The main development and fast testing branch. It has no public exposure worth mentioning, but contains the same code as snapshot and release.

snapshot

This runs about once a day (although is having issues at the moment https://github.com/orgs/geneontology/projects/149), automatically feeding snapshot.go.org. This is a matched set of annotation/GO-CAM data and an ontology build. It has no version, but can act as an un-QCed current state of the GO data for specifc types of users.

release

This runs about once a month (although is having issues at the moment https://github.com/orgs/geneontology/projects/149), automatically feeding current.go.org and release.go.org. This is a matched set of annotation/GO-CAM data and an ontology build. It has both a dated version and a DOI; it has been automatically and manually QCed to ensure no oddities.

This pipeline automatically feeds the "staging" version of AmiGO for testing, but requires a manual deployment to AmiGO once the release is finalized.

issue-35-neo-test

This runs about once a week, Wednesday morning, unless manually triggered. Its purpose is to keep the noctua-golr endpoint (curation systems) up-to-date, where it requires a manual deployment. It produces a "super ontology", of both GO and NEO (all editable entities in the GO cinematic universe), which is realized as a Solr index. In addition to this, it produces go-lego-reacto.owl (used by minerva) and blazegraph-go-lego-reacto-neo.jnl.gz (also used by minerva), which are minerva file default locations.

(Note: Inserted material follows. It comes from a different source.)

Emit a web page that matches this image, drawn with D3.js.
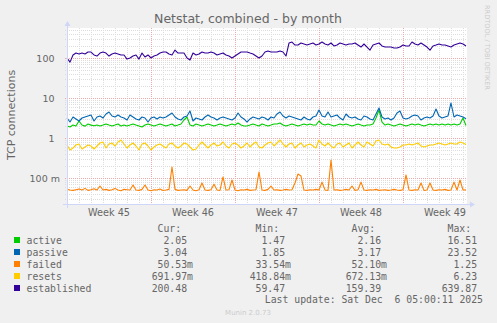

issue-go-site-1530-summary-emails

This runs daily at 4pm and sends the summary emails. This branch is (ideally) temporary, while we work on migrating cron-based emails to GHA (see https://github.com/geneontology/go-site/issues/1530).

issue-265-go-cam-products

This branch is (ideally) temporary. It creates JSON files for consumption by the GO-CAM API, and is run manually as part of the release process.

go-ontology-dev

This is a standing branch that runs the entire ontology build, as part of an extended QC, as GH checks are quite narrow. If it passes, the product is pushed out to https://ontology-build.geneontology.org, for curation sites and other places that want the latest ontology, but cannot produce it themselves. It has no version.

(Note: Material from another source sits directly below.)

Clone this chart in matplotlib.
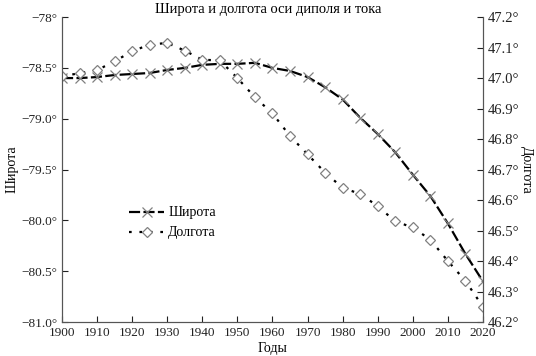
import matplotlib.pyplot as plt
import numpy as np

plt.rcParams['font.family'] = ['Liberation Serif', 'DejaVu Serif']
plt.rcParams['axes.unicode_minus'] = True

# годы и значения
years = [1900, 1905, 1910, 1915, 1920, 1925, 1930, 1935, 1940, 1945, 1950, 1955,
         1960, 1965, 1970, 1975, 1980, 1985, 1990, 1995, 2000, 2005, 2010, 2015, 2020]
lat = [-78.60, -78.60, -78.59, -78.57, -78.56, -78.55, -78.52, -78.50, -78.47, -78.46,
       -78.46, -78.45, -78.50, -78.53, -78.59, -78.69, -78.81, -78.99, -79.15, -79.33,
       -79.55, -79.76, -80.03, -80.33, -80.60]
lon = [47.006, 47.016, 47.026, 47.055, 47.088, 47.110, 47.115, 47.090, 47.060, 47.058,
       47.000, 46.937, 46.884, 46.810, 46.750, 46.690, 46.640, 46.620, 46.580, 46.530,
       46.510, 46.470, 46.400, 46.335, 46.250]

lat_ticks = [-78.0, -78.5, -79.0, -79.5, -80.0, -80.5, -81.0]
lat_labels = ["−78°", "−78.5°", "−79.0°", "−79.5°", "−80.0°", "−80.5°", "−81.0°"]
lon_ticks = [46.2, 46.3, 46.4, 46.5, 46.6, 46.7, 46.8, 46.9, 47.0, 47.1, 47.2]
lon_labels = [f"{v:.1f}°" for v in lon_ticks]
x_ticks = list(range(1900, 2021, 10))

fig = plt.figure(figsize=(5.36, 3.56), dpi=100)
ax = fig.add_axes([0.1157, 0.0955, 0.7853, 0.8565])
ax2 = ax.twinx()

l1, = ax.plot(years, lat, color="black", linestyle=(0, (5, 1.5)), linewidth=1.6,
              marker="x", markersize=6.5, markeredgecolor="#808080", markeredgewidth=0.9,
              label="Широта")
l2, = ax2.plot(years, lon, color="black", linestyle=(0, (1.2, 3.5)), linewidth=1.6,
               marker="D", markersize=5, markerfacecolor="white", markeredgecolor="#808080",
               markeredgewidth=0.9, label="Долгота")

ax.set_xlim(1900, 2020)
ax.set_ylim(-81, -78)
ax2.set_ylim(46.2, 47.2)
ax.set_xticks(x_ticks)
ax.set_yticks(lat_ticks)
ax.set_yticklabels(lat_labels)
ax2.set_yticks(lon_ticks)
ax2.set_yticklabels(lon_labels)

for a in (ax, ax2):
    a.spines['top'].set_visible(False)
    a.tick_params(direction="in", length=4, width=0.8, labelsize=9.5, colors="#222222")
    for s in a.spines.values():
        s.set_color("#555555")
ax2.tick_params(labelsize=10.5)

ax.set_xlabel("Годы", fontsize=10, labelpad=2)
ax.set_ylabel("Широта", fontsize=10, labelpad=2)
ax2.set_ylabel("Долгота", fontsize=10, rotation=270, labelpad=10)
fig.text(0.5, 0.972, "Широта и долгота оси диполя и тока", ha="center", va="center", fontsize=10.5)

ax.legend(handles=[l1, l2], loc="upper left", bbox_to_anchor=(0.13, 0.42), frameon=False,
          fontsize=10, handlelength=2.5, handletextpad=0.3, labelspacing=0.5)

fig.savefig("out.png", dpi=100)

(NOTE: Previously, this was a standing branch that we wanted to use in the future to test changes to the full ontology build without disrupting the other branches. For this, it is pared down to just setup and the ontology build and is tied to the dev branch of go-ontology.)

noctua-models-migrations

This standing branch is used to simulate what an ontology update looks like from minerva's perspective WRT obsoletions, etc. The migration is simulated against the products produced by issue-265-go-cam-products.

goa-copy-to-mirror

This is a standing branch that populates the GO mirror of GOA products used in our pipeline. It runs every other day and is the proximate source of GOA annotation. See https://github.com/geneontology/pipeline/issues/305 and https://github.com/geneontology/pipeline/issues/337 .

Quality control/assurance

Manual QC steps

There is a step in the pipeline that halts the pipeline: https://build.geneontology.org/job/geneontology/job/pipeline/job/release/ Currently pgaudet is reponsible for checking the release. Notes for the checks are here: https://docs.google.com/document/d/1IMA54ycbHZxkFbIAyjRvzm_ybAaAj2V8q-Q670mE07U/edit#

Products are here: http://skyhook.berkeleybop.org/release/ AmiGO is here: https://amigo-staging.geneontology.io/amigo

Anomalies are evaluated, reported to the upstream sources and fixed, or ignored if the problem is no worse than the previous release.

Run finalization

After a successful run, a manual "finalization" needs to be completed. See https://github.com/geneontology/operations/blob/master/README.pipeline-finalization.md .

Troubleshooting deployment (TODO: likely needs updating)

Manual finalization from Zenodo failure

This checklist can be used to manually finish a release that has unrecoverably failed while operating with Zenodo. See worknotes for 2021-07-07 for last go through and changes.